On an unrelated note, Thursday was an interesting day. We had our first real lockdown, which surprisingly did not feel dramatic or scary at all - for myself or my students. I don't think I'm phased by the safety issues at home in Oakland or at school in Richmond, because it sounds worse than it really is. Plus, those issues rarely show their face at school. Anyway, I had one of the assistant principals knock on my door during the lockdown, providing me the biggest moral dilemma so far at school. After an angry conversation through the locked door and opening the door to her demands that she let a student in, I gave her a piece of my mind about how it is completely unacceptable for her to knock on a teacher's door during a lockdown. She said she did not know we were in lockdown. The assistant principal. School disorganization at its finest. Oh yeah - and all this happened while I was getting observed by my program director.

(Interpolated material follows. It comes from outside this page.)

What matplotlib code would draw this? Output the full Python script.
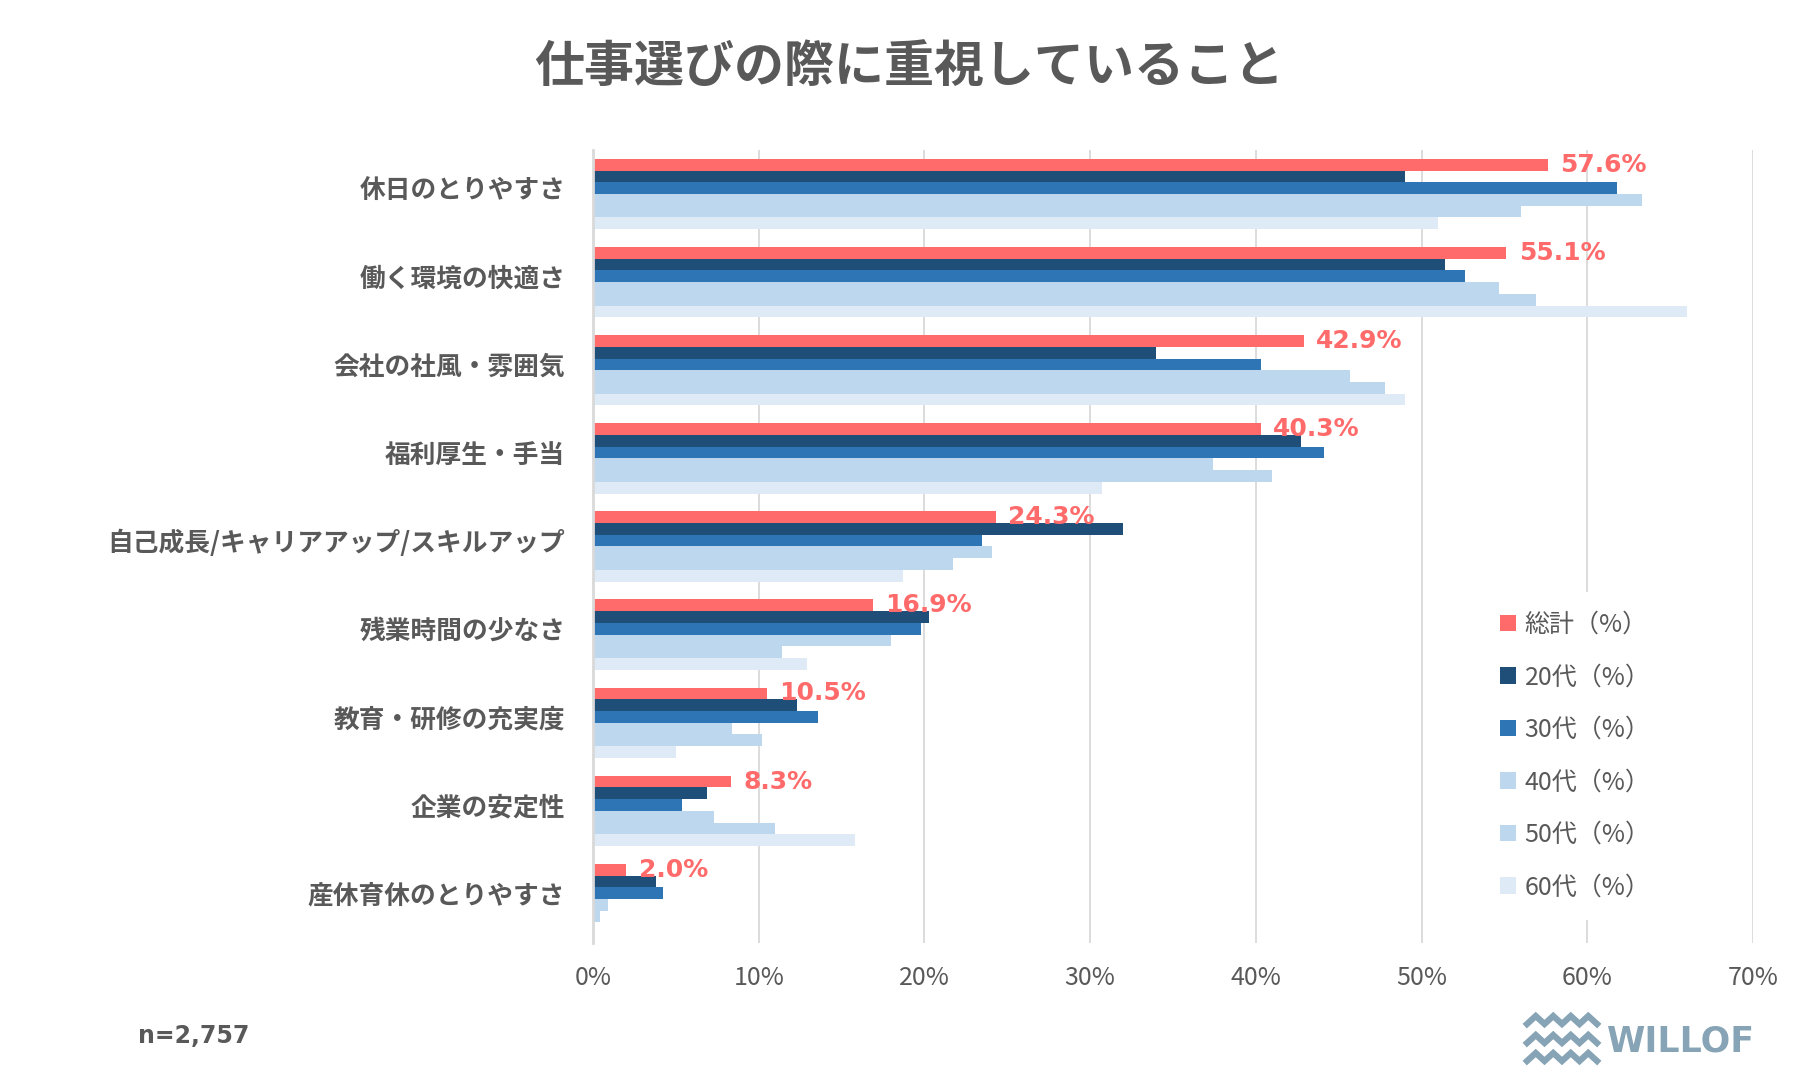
import matplotlib
matplotlib.use("Agg")
import matplotlib.pyplot as plt
import numpy as np
from matplotlib.lines import Line2D
from matplotlib.transforms import ScaledTranslation

plt.rcParams['font.family'] = ['Noto Sans CJK JP', 'DejaVu Sans']

categories = ["休日のとりやすさ", "働く環境の快適さ", "会社の社風・雰囲気", "福利厚生・手当",
              "自己成長/キャリアアップ/スキルアップ", "残業時間の少なさ", "教育・研修の充実度",
              "企業の安定性", "産休育休のとりやすさ"]
series_names = ["総計（%）", "20代（%）", "30代（%）", "40代（%）", "50代（%）", "60代（%）"]
total = [57.6, 55.1, 42.9, 40.3, 24.3, 16.9, 10.5, 8.3, 2.0]
age20 = [49.0, 51.4, 34.0, 42.7, 32.0, 20.3, 12.3, 6.9, 3.8]
age30 = [61.8, 52.6, 40.3, 44.1, 23.5, 19.8, 13.6, 5.4, 4.2]
age40 = [63.3, 54.7, 45.7, 37.4, 24.1, 18.0, 8.4, 7.3, 0.9]
age50 = [56.0, 56.9, 47.8, 41.0, 21.7, 11.4, 10.2, 11.0, 0.4]
age60 = [51.0, 66.0, 49.0, 30.7, 18.7, 12.9, 5.0, 15.8, 0.0]
xticks = [0, 10, 20, 30, 40, 50, 60, 70]
xtick_labels = ["0%", "10%", "20%", "30%", "40%", "50%", "60%", "70%"]

colors = ["#FF6B6B", "#1F4E79", "#2E75B6", "#BDD7EE", "#BDD7EE", "#DEEBF7"]
gray = "#595959"

W, H = 1818, 1080
fig = plt.figure(figsize=(W / 100, H / 100), dpi=100)
ax = fig.add_axes([593 / W, 1 - 943 / H, (1753 - 593) / W, (943 - 150) / H])

all_series = [total, age20, age30, age40, age50, age60]
y = np.arange(len(categories))
h = 0.133
handles = []
for i, (vals, c) in enumerate(zip(all_series, colors)):
    b = ax.barh(y + (i - 2.5) * h, vals, height=h, color=c, label=series_names[i], zorder=2)
    handles.append(b)

for yi, v in zip(y, total):
    ax.annotate(f"{v:.1f}%", (v, yi - 2.5 * h), xytext=(9, 0), textcoords="offset points",
                va="center", ha="left", color="#FF6B6B", fontsize=18, fontweight="bold",
                family="DejaVu Sans")

ax.set_xlim(0, 70)
ax.set_ylim(len(categories) - 0.5, -0.5)
ax.set_xticks(xticks)
ax.set_xticklabels(xtick_labels)
ax.set_yticks(y)
ax.set_yticklabels(categories, fontsize=18.5, fontweight="bold", color=gray)
ax.tick_params(axis="y", length=0, pad=20)
ax.tick_params(axis="x", length=0, pad=16, labelsize=18, labelcolor=gray)
shift = ScaledTranslation(0, 6 / 100, fig.dpi_scale_trans)
for tick in ax.yaxis.get_major_ticks():
    tick.label1.set_transform(tick.label1.get_transform() + shift)
ax.set_axisbelow(True)
ax.xaxis.grid(True, color="#D9D9D9", lw=1.3)
for s in ["top", "right", "bottom"]:
    ax.spines[s].set_visible(False)
ax.spines["left"].set_color("#D9D9D9")
ax.spines["left"].set_linewidth(2)

leg = ax.legend(handles=handles, loc="center left", bbox_to_anchor=(1467 / W, 1 - 756 / H),
                bbox_transform=fig.transFigure, frameon=True, facecolor="white", edgecolor="none",
                framealpha=1, fontsize=18, handlelength=0.65, handleheight=0.65,
                handletextpad=0.35, labelspacing=1.06, labelcolor=gray, borderpad=0.8)
leg.set_zorder(5)

fig.text(909 / W, 1 - 68 / H, "仕事選びの際に重視していること", ha="center", va="center",
         fontsize=36, fontweight="bold", color=gray)
fig.text(138 / W, 1 - 1036 / H, "n=2,757", ha="left", va="center", fontsize=17,
         fontweight="bold", color=gray, family="DejaVu Sans")

# logo
logo_c = "#86A4B5"
for yc in [1020, 1039, 1057]:
    xs = np.linspace(1527, 1597, 9)
    ys = [yc - 4 if k % 2 else yc + 4 for k in range(9)]
    fig.add_artist(Line2D(xs / W, 1 - np.array(ys) / H, transform=fig.transFigure,
                          color=logo_c, lw=4.5, solid_joinstyle="miter"))
fig.text(1607 / W, 1 - 1041 / H, "WILLOF", ha="left", va="center", fontsize=25,
         fontweight="bold", color=logo_c, family="DejaVu Sans")

fig.savefig("out.png", dpi=100, facecolor="white")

This whirlwind day was capped with Back to School Night, where I met about 40 of my students' parents. The students came too with their parents, which usually turned out to be for translation reasons; about half of the parents spoke very little English, and I was not about to try my three years of Spanish from high school. Unfortunately the 40 families that attended on Thursday were not the ones that I would have preferred. Ideally, I could have talked in person with parents of my problem kids or parents of kids that are seriously failing because of truancy or just being multiple years behind in math. However, these are the parents who did not or could not show up. Still, I was impressed at the total trust placed in me and other teachers by these parents - considering the obvious fact that I am merely months out of college and four years out of high school myself. It was just strange how for every parent that I shook hands with, I felt the responsibility and power in determining exactly how the parent-child relationship would go for the rest of the night, and possibly the rest of the month. This realization truly struck me when Cristian's mother looked at me in shock when I explained to her that her son had only attended Algebra three times in the last six weeks. But now adding these parent relationships is only putting more on my plate. Like I said: I need a strike!